Lance Flowers, “Stumbles and Roadblocks.”
Beginning in 1839, city officials divided Houston into four wards, each of which contained growing enclaves of migrants, including Jews, Irish, Italians, Germans, and, most predominantly in the aftermath of the Civil War, newly freed slaves. Houston’s famously labyrinthian bayous served to demarcate what by the end of the 19th century became a total of six wards. While the city government stopped recognizing the wards as geopolitical units in 1905, Houston residents and creative souls spanning ethnic populations, including musicians (Beyoncé), rappers and producers (DJ Screw, Scarface), and visual artists (Tierney Malone, El Franco), continue to proudly identify with and celebrate the cultural history of the wards. An expansive, multidisciplinary exhibit by Southern American artist, writer, and activist Lance Flowers, titled Take Me As I Am: Redemption and Grace for the Discarded, on view at Hogan Brown Gallery located in the historic Eldorado Ballroom in the Third Ward, is one such example.

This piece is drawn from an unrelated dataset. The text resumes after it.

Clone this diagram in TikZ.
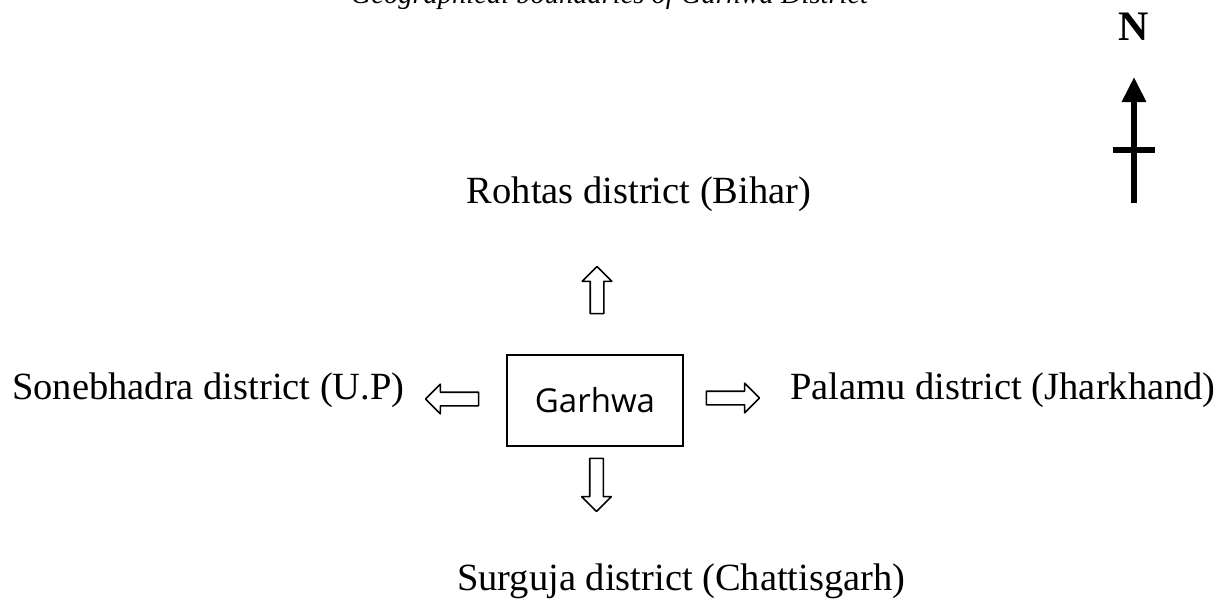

Curated by fellow artist Robert Hodge, the exhibit opened October 23 and runs through December 5. The official opening takes place this Saturday, Nov. 16, from 6-9 p.m., with music provided by DJ and ethnomusicologist Jason “Flash Gordon Parks” Woods. Sadly, Take Me As I Am will be the Hogan Brown Gallery’s final show.
The physical scope of Take Me As I Am extends beyond the interior of Hogan Brown, with Flowers’ radiant collages and deceptively rough-hewn assemblages of found objects on display in several well-loved Third Ward businesses and cultural spaces, including Kindred Stories, Gulf Coast Cosmos Comicbook Co., and Doshi House, to name just a few. Meanwhile, many miles away from Third Ward, the Yale Institute of Sacred Music is hosting yet another incarnation of the exhibit in its Miller Hall through Dec. 4. (In October, Flowers, Hodge, and Woods traveled to Connecticut for the installation and a talkback with the community.)
Lance Flowers, “Sankofa Mexica.”
Flowers settled in the Third Ward in 2007, and his creative and spiritual connection to the community is clearly articulated via his creative vision. It is fascinating to see how the art of collage continues to be a source of inspiration for generation after generation of artists, as Flowers uses the language to recast the “overlooked and discarded” elements of a community into objects of living power. Take Me As I Am is also a call to engagement and activism, as gentrification continues to threaten the livelihood of residents and institutions located in the Third Ward and other underserved, predominantly Black communities. It’s inspiring to witness Flowers and so many other artists rallying at a time when it is easy to feel overwhelmed and despair. But as the poet Toni Morrison said, “This is precisely the time when artists go to work. . . . We speak, we write, we do language. That is how civilizations heal.”